De tarieflijst in de bijlage II bevat zeven categorieën die de mate van overschrijding van de toegestane massa of
last aangeven, uitgedrukt in percentages. De daarbij vermelde recidiveregeling is
alleen van toepassing op de categorieën 4 t/m 7. Bij overtredingen die binnen categorie
1 t/m 3 vallen, wordt in beginsel zonder beperking een strafbeschikking, inhoudende
een geldboete uitgevaardigd, ongeacht de mate van recidive.
Tabel 2 Ophogingspercentage recidive beladingsvoorschriften tarieflijst bijlage II
|
ondernemers/zelfstandigen
|
eerste maal recidive
|
+ 50%
|
tweede maal recidive
|
+ 100%
|
derde en volgende maal
|
Dagvaarden
|
Normadressaten beladingsvoorschriften
Het strafvorderingsbeleid betreffende overtreding van de beladingsvoorschriften is
gericht tegen de vervoerder en tegen derden die beroepsvervoer doen verrichten in
strijd met de beladingsvoorschriften. De beladingvoorschriften kunnen worden overtreden zonder dat dit opzettelijk plaatsvindt.
Bijkomende straf (stillegging onderneming)

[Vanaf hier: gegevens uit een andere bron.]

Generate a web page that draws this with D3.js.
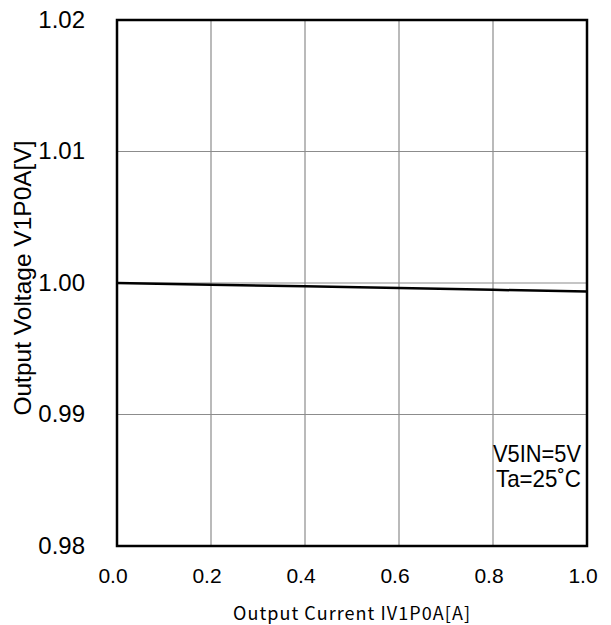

Er zijn vervoerders van wie het aannemelijk is dat zij de kans op betrapping van deze
economische voorschriften betreffende de onjuiste belading of overbelading als een
bedrijfsrisico plegen te aanvaarden. Het bij herhaling plegen van dit soort economische
delicten – en vooral wanneer sprake is van een aanzienlijke overschrijding van de
gestelde normen – duidt hierop en geeft aan dat de bedrijfsvoering niet of onvoldoende
aangepast is c.q. wordt aan de geldende wet- en regelgeving. Dit heeft consequenties
voor de transportbranche door verstoring van de concurrentieverhoudingen. Wanneer
een vervoerder wordt gedagvaard wegens een dergelijke vorm van recidive kan de officier
van justitie overwegen om ter terechtzitting behalve een geldboete, als bijkomende
straf de (voorwaardelijke) gehele of gedeeltelijke stillegging van een onderneming
te vorderen. Van een dergelijke recidive is in ieder geval sprake als verdachte binnen
een periode van één jaar verscheidene overtredingen begaat die vallen onder de vierde
sanctiecategorie en hoger. Gezien de impact van die straf op een bedrijf, is het geïndiceerd
om in eerste instantie een voorwaardelijke (gedeeltelijke) stillegging te eisen.
Hoogte geldboete
Indien sprake is van meer te beoordelen feiten in één strafdossier, dan worden de
geldboetes van de afzonderlijke feiten opgeteld. Gezien de aard van de delicten en
het functioneel daderschap worden de geldboetes bij economische delicten bij elkaar
opgeteld. Binnen de door de wet gestelde grenzen kan worden afgeweken van de aangegeven
bedragen, hetzij naar beneden, hetzij naar boven, indien de omstandigheden waaronder
het delict is gepleegd daartoe aanleiding geven. Bij grote bedrijven, ernstige overtredingen,
onrechtmatig genoten voordeel dat uitgaat boven het tarief dat vastgesteld is voor
de overtreding kan een hoger tarief geïndiceerd zijn. Bij economische delicten kan
de draagkracht van de rechtspersoon of natuurlijke persoon mede bepalend zijn voor
de hoogte van de strafbeschikking of eis ter terechtzitting. Bij het uitvaardigen
van een strafbeschikking kan tevens rekening worden gehouden met de eventuele verbeurdverklaring
van een last onder dwangsom. Hiertoe bestaat echter geen verplichting, immers een
dwangsom dient om uitvoering van de last te bewerkstelligen, en het verbeuren daarvan
– en dus ook de invordering – betreffen alleen het niet-nakomen van de last, en vormen
geen (punitieve) sanctie op de nadien geconstateerde normschendingen.